For centuries, people have used stories to impart values, teach life lessons, and present role models worthy of emulation.

At the Dayton International Peace Museum, storytelling is the medium and peace heroes are the focus. The Museum is dedicated to gathering, preserving, and telling the stories of peace heroes. Whether legendary or unsung, peace heroes demonstrate compassion for others, a desire to effect positive change, courage to speak out and/or take nonviolent action, and a willingness to assume the risks associated with taking a stand.

Whether on site, online, or on the streets of Dayton, the Museum brings the stories of peace heroes to life.

Museum volunteers are transforming the Peace Heroes Room on the second floor into a multimedia, interactive exhibit space devoted to well-known peace heroes such as Mahatma Gandhi and to those lesser known such as Ted Studebaker (a conscientious objector during the Vietnam War) and Sister Dorothy Stang (a human rights and environmental activist). The Invent Peace Laboratory on the third floor provides space for conducting digital interviews of everyday people who have accomplished extraordinary things through the power of love and nonviolence. The stories shared in the Peace Heroes Room and collected in the Invent Peace Laboratory will be available to wider audiences on the Museum website.  

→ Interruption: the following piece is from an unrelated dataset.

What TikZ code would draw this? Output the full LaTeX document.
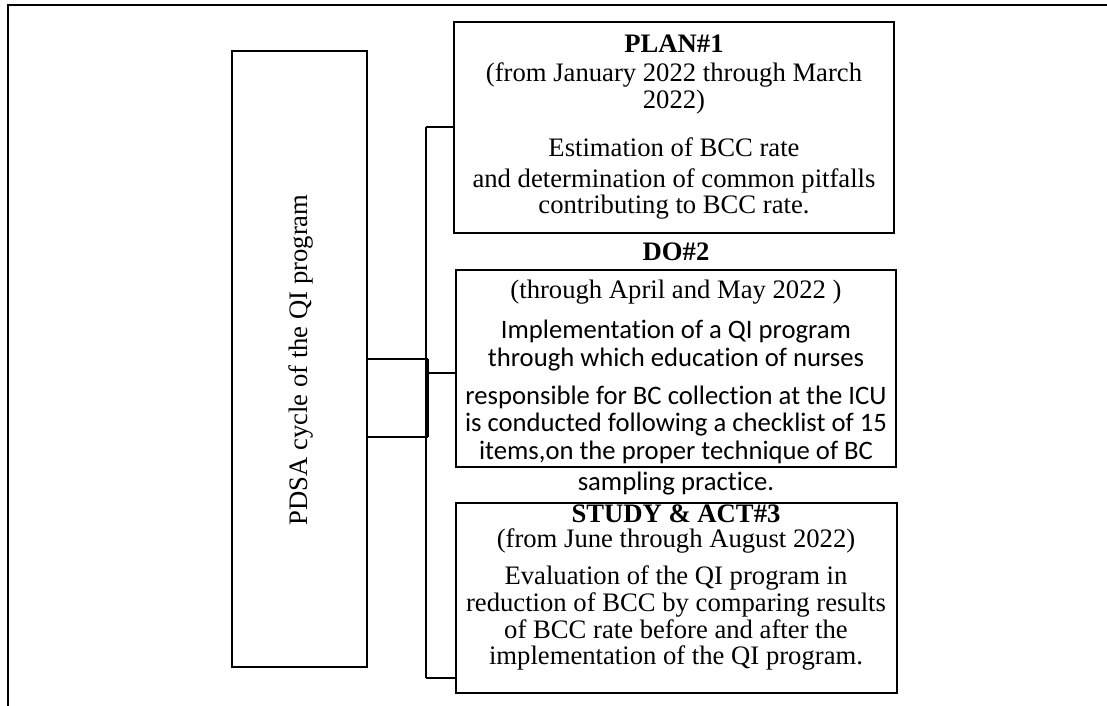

A major event for the Museum is its annual peace walk. The walk is a family friendly, team event. It is currently a collaboration between the 21st Century Peace Literacy Foundation and the Dayton International Peace Museum, both located in Dayton, Ohio. It has been endorsed by the Rotary Club of Dayton and the mayor of Dayton, a Mayors for Peace city since 2007. The walk was inspired by the first Peace Heroes Walk held May 2, 2015, in Dayton. The inaugural event brought together more than 700 people of diverse ages, races, and faith traditions to celebrate their role models of peace and inspire a new generation of peace leaders.